# Directions
Transcribe only the lines from the line with "Write the Plotly code for this chart." through the line with "import plotly.graph_objects as go", exactly, counting both of those lines as part of the stretch.
===== Entries provided =====
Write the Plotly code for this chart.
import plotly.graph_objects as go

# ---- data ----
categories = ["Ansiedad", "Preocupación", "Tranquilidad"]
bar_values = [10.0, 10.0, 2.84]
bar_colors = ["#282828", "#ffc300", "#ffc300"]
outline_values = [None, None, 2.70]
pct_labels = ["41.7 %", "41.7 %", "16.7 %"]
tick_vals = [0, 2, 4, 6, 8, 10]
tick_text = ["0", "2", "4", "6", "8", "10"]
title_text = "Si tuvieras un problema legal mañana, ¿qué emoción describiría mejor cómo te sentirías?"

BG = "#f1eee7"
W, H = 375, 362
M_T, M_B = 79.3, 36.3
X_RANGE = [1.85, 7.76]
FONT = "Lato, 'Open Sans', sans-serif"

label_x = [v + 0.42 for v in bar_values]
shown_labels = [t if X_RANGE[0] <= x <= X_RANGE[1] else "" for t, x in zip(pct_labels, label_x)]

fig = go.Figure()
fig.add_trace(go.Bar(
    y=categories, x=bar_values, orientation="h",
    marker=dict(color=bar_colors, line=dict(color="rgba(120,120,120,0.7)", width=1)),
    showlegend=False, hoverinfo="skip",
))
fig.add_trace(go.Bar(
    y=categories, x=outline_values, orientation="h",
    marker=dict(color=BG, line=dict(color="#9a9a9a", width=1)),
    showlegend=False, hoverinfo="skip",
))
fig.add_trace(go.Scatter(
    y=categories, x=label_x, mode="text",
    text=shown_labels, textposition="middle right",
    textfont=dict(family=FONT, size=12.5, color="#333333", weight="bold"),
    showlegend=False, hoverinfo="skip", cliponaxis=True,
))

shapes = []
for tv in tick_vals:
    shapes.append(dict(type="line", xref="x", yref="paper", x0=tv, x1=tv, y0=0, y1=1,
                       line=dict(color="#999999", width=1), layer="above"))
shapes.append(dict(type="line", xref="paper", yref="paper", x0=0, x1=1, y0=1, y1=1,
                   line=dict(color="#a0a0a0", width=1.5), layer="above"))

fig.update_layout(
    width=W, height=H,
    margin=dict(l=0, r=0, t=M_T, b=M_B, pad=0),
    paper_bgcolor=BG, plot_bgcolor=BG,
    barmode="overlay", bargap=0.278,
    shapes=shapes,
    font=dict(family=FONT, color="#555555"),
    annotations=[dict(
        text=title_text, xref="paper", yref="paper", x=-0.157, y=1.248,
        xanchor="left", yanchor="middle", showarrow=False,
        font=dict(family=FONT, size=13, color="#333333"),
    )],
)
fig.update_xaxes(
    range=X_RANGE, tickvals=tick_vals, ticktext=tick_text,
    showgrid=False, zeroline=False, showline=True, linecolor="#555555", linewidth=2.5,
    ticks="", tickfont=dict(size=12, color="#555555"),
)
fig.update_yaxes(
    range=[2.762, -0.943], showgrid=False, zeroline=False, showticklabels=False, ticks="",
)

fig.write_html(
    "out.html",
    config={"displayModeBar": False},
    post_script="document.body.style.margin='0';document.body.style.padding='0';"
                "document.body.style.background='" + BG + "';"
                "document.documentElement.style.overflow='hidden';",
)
=====
===== Entries provided =====
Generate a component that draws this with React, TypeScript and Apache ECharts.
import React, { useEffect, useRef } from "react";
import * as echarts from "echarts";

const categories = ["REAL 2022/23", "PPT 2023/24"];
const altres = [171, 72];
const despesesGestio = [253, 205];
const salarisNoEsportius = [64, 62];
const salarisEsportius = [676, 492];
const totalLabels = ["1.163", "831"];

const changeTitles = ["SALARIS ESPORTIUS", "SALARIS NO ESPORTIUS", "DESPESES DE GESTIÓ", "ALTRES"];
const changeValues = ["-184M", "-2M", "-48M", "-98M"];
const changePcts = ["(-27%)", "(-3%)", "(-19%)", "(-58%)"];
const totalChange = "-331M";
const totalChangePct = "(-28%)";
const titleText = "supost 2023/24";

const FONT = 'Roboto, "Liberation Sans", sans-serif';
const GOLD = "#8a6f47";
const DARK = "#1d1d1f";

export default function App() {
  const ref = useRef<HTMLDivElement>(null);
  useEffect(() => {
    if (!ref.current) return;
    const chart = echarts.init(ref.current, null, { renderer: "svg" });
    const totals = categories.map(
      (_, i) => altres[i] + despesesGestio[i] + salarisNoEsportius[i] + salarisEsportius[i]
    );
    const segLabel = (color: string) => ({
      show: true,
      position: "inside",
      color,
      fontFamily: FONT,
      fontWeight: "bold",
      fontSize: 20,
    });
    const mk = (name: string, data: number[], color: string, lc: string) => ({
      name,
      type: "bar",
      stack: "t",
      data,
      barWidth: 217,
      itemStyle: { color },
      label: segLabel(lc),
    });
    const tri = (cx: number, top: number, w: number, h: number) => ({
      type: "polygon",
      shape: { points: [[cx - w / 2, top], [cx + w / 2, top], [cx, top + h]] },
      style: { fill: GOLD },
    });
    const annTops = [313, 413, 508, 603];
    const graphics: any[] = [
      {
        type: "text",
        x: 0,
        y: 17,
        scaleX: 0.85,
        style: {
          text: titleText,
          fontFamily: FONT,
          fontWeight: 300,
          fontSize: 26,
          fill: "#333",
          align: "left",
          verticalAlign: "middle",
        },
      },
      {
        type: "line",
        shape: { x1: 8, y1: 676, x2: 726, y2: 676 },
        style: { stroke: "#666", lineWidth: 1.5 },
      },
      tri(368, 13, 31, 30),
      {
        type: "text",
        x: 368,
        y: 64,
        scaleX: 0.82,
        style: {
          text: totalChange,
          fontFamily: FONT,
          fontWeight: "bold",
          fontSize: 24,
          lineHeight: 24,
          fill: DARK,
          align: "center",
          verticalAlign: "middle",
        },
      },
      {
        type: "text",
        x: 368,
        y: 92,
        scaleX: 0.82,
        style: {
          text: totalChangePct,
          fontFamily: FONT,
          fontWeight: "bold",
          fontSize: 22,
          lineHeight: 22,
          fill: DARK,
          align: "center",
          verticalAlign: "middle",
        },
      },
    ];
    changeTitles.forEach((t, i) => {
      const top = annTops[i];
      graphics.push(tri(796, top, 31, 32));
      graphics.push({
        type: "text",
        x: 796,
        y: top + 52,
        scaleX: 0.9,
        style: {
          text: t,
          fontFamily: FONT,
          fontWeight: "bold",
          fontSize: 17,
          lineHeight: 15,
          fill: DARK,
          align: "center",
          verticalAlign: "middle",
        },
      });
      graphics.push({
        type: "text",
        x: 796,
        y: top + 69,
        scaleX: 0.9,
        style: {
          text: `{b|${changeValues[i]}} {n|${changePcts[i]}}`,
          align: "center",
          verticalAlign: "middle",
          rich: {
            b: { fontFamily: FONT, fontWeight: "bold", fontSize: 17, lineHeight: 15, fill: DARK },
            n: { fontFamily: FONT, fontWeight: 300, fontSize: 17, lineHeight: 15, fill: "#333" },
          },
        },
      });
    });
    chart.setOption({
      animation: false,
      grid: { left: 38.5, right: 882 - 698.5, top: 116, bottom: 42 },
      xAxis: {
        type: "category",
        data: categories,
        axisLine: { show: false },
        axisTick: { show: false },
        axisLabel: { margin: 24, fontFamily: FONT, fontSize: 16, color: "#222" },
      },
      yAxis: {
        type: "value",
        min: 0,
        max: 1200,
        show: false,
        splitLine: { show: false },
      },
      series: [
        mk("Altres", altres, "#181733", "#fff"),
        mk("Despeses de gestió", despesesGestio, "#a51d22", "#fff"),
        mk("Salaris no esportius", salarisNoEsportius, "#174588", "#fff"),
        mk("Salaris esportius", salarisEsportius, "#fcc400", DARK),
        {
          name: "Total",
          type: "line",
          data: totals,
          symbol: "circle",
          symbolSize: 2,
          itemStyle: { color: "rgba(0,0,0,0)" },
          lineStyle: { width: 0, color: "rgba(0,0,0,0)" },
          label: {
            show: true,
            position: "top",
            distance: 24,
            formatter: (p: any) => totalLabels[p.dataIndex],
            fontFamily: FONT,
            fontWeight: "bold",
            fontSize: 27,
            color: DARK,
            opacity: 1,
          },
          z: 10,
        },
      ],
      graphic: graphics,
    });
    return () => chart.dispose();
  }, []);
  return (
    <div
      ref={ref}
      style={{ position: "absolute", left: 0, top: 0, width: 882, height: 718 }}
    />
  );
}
=====
===== Entries provided =====
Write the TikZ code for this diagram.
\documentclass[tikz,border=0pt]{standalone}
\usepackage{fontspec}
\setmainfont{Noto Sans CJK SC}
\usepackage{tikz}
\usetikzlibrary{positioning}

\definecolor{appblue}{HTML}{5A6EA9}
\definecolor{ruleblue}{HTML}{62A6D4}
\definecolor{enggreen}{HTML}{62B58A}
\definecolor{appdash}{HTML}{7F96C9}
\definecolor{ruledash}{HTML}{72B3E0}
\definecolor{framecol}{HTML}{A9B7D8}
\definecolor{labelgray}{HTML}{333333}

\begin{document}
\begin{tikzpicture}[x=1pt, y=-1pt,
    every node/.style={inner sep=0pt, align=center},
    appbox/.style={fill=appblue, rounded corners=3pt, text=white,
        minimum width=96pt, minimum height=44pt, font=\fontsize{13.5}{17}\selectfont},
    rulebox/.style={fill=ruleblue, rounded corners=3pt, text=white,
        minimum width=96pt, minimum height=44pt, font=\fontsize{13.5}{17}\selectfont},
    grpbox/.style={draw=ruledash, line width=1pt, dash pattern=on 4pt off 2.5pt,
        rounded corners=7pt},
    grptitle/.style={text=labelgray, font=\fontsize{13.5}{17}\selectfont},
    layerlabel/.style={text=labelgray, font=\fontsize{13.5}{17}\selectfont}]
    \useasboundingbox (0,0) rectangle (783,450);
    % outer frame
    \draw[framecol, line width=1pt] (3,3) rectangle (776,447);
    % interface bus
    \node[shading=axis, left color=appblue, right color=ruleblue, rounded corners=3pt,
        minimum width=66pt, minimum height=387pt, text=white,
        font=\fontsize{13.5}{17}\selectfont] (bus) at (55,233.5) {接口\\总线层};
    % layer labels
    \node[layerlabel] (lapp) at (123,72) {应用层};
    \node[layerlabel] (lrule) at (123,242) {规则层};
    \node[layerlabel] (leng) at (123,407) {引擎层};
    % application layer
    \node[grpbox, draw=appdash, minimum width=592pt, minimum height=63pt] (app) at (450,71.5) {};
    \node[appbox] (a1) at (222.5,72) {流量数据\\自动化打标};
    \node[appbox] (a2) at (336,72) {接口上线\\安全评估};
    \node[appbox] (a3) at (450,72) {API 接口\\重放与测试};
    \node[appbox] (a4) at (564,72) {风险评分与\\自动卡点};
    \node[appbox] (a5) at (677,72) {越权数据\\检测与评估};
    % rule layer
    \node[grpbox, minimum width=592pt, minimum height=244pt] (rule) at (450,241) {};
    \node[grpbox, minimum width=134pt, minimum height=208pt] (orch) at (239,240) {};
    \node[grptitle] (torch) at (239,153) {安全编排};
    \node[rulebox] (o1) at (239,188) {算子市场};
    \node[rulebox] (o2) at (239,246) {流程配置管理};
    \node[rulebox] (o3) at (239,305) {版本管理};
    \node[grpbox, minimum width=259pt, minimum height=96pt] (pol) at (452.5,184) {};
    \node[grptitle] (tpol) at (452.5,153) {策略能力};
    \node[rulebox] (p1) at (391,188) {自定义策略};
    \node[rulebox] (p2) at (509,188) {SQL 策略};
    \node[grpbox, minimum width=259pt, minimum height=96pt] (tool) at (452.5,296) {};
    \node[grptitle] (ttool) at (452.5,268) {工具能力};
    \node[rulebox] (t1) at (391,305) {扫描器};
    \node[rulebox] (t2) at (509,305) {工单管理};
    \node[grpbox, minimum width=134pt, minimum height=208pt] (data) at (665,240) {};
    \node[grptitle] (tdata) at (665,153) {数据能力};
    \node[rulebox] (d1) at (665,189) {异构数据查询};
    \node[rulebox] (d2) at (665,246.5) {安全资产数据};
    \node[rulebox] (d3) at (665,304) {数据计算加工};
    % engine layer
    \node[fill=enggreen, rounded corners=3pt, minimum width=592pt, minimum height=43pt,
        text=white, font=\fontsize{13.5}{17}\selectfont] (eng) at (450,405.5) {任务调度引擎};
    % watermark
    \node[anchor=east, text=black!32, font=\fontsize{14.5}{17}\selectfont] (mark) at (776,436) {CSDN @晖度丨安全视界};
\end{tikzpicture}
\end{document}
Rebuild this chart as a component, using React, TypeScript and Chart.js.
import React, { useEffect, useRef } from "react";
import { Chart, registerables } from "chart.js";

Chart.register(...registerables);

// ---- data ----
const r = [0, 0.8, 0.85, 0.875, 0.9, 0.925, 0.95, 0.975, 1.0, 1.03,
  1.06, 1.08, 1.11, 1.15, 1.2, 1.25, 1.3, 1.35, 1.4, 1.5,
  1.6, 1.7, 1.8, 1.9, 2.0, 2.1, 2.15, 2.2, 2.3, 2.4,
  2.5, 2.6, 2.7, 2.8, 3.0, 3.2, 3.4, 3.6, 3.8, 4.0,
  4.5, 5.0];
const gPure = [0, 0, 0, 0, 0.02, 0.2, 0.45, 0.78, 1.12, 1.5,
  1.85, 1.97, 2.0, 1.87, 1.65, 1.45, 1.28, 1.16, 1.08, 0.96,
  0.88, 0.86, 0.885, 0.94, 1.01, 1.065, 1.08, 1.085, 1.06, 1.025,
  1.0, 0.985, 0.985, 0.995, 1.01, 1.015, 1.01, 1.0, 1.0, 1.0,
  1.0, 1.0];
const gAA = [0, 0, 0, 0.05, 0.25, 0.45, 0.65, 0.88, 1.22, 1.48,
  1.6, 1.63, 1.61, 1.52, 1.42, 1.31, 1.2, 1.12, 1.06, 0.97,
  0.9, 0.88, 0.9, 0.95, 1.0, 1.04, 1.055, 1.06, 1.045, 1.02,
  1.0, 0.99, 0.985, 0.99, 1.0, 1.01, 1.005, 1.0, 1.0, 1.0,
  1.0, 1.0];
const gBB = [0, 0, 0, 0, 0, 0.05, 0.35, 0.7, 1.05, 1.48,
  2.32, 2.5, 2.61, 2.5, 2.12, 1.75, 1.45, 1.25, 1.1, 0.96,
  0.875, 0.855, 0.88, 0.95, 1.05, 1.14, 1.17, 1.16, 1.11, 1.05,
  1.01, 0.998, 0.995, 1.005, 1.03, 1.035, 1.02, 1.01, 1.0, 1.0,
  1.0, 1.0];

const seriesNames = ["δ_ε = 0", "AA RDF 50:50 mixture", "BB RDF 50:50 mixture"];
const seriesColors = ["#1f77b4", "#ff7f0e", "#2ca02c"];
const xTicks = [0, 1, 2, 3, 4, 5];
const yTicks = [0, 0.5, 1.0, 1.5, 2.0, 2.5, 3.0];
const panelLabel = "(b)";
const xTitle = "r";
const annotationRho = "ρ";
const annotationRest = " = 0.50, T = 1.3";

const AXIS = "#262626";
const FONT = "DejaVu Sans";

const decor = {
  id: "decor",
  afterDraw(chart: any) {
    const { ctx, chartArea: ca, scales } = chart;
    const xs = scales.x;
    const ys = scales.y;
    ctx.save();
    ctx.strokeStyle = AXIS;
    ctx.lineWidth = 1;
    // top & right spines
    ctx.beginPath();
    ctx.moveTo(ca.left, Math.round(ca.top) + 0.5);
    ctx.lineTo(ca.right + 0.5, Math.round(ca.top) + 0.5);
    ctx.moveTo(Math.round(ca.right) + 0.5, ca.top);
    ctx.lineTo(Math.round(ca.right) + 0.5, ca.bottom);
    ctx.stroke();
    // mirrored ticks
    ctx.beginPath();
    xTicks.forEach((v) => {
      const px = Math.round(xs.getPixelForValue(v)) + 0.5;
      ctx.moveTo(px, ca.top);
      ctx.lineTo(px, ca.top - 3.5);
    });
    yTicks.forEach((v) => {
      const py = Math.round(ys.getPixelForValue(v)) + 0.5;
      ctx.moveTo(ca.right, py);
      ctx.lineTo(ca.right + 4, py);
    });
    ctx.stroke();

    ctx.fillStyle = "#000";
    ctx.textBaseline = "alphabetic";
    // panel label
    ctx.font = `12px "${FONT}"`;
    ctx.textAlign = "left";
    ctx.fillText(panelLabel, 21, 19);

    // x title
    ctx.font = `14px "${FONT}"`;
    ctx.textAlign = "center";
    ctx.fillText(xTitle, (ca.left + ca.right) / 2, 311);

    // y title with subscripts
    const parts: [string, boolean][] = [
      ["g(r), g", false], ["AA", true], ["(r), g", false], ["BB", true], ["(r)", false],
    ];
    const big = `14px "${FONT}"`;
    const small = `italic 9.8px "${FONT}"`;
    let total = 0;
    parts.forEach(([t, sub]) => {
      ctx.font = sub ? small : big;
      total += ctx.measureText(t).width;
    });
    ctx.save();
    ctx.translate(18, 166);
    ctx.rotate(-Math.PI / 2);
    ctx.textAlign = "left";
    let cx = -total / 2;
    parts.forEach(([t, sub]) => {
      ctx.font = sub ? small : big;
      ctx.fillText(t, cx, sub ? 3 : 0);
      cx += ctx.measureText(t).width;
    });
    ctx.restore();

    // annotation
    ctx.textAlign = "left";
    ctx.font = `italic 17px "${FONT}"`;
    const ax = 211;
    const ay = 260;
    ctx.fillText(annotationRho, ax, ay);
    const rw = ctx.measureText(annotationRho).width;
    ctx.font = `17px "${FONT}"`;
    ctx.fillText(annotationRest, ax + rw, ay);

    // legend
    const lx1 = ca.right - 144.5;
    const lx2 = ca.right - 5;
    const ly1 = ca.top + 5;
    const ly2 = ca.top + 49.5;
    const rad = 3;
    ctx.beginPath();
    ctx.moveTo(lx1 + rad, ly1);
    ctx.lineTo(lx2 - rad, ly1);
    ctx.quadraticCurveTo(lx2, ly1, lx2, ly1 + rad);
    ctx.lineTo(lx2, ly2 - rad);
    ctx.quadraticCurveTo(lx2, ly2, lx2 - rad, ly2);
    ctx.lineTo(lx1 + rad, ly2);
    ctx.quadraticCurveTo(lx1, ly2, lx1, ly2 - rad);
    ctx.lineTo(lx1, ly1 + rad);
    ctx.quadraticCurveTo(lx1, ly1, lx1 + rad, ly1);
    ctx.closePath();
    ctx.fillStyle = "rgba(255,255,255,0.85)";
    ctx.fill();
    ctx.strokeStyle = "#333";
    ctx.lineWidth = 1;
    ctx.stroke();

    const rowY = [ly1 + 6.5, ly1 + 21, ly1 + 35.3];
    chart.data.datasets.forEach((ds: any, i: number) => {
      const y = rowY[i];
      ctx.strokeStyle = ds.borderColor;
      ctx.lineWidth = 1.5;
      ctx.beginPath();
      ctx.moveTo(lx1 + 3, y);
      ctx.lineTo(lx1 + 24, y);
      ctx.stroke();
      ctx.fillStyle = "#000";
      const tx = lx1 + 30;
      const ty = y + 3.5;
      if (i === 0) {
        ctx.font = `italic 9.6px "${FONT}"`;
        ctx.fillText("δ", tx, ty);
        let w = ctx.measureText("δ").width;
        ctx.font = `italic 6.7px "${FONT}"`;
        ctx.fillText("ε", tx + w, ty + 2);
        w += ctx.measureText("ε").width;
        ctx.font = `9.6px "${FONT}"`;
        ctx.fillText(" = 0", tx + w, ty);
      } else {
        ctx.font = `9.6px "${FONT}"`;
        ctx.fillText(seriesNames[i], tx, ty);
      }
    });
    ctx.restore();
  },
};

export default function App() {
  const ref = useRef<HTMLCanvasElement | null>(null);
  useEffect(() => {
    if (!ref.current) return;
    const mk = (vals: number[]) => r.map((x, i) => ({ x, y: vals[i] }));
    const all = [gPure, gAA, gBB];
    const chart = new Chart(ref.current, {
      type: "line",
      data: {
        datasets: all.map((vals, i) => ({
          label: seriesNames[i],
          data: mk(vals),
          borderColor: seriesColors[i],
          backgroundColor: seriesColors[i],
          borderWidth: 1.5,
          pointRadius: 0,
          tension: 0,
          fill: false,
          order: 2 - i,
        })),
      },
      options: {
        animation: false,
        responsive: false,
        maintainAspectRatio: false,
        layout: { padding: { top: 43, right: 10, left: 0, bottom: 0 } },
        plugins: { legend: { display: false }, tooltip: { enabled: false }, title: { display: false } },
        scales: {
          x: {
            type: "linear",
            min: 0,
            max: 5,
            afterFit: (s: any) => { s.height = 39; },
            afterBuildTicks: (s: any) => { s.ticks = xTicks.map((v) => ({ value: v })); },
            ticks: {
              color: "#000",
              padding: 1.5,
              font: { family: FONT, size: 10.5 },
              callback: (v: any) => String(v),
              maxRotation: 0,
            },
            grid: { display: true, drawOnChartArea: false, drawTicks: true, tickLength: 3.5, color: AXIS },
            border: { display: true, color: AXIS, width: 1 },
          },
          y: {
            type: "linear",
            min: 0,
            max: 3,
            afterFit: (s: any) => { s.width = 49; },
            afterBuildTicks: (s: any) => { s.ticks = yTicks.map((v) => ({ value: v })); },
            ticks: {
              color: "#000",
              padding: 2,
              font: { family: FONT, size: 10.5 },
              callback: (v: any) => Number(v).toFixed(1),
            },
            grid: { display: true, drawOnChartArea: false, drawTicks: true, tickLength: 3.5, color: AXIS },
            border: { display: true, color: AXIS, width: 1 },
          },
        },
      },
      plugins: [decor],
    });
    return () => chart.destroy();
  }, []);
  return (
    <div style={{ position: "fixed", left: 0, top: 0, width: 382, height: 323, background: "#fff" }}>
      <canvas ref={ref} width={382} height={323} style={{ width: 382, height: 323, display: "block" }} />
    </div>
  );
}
=====
# Finished task
Write the Plotly code for this chart.
import plotly.graph_objects as go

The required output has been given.